A Think Tank for Creative Teens

It is the perfect time for teenagers who love writing, and writers, to have an outlet for their creativity: they are, or soon will be, reading Salinger in class, and now those among them most excited about the story-telling process have a place to go and to share with others like them. Figment.com, launched this week by former New Yorker Managing Editor Jacob Lewis and New Yorker staff writer Dana Goodyear, is more than a Facebook for creative kids; it is a home for them. It is a place where young authors can not only upload their work, but also read work by their peers. Unlike other social networking plays, Figment allows an outlet for something highly specific and yet increasingly less rarefied: the production of creativity.


Today’s Times outlined Figment’s mission, and history:

The idea for Figment emerged from a very 21st-century invention, the cellphone novel, which arrived in the United States around 2008. That December, Ms. Goodyear wrote a 6,000-word article for The New Yorker about young Japanese women who had been busy composing fiction on their mobile phones. In the article she declared it “the first literary genre to emerge from the cellular age.”

 

Finally: a place online for our sons and daughters and nieces and nephews and godchildren that is less about gossip, and more about creativity. Why not? As the world’s map took shape, there were cities to which aspiring artists gravitated: Athens, Paris, Berlin, New York. Figment is the first of these cities online. Fantasy football will always have an audience, but for aspiring Rushdies, Carvers, Tolstoys and Audens, Figment may be the finest neighborhood in which to spend afterschool hours, and hone craft.
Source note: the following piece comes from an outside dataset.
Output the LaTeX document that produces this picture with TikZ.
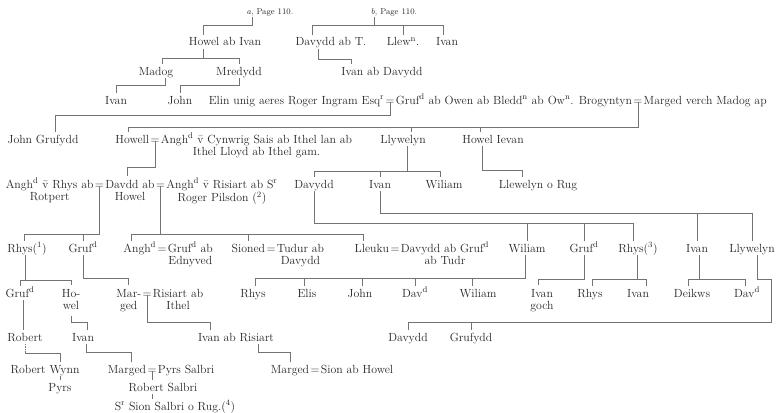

Lewis and Goodyear make a cool, formidable pair; any writer would want work on their radars. Now, a chance. Young writers will have a conduit the adult publishing community, and vice versa. Forget Facebook; perhaps a pre-digital analogy is apt: what The Paris Review has always been for young writers, Figment may now be for their earlier incarnations: a place to learn the rules of the game, and a place to feel a part of a party—one ongoing, ever-changing, and urgently necessary to the world of writing and writers.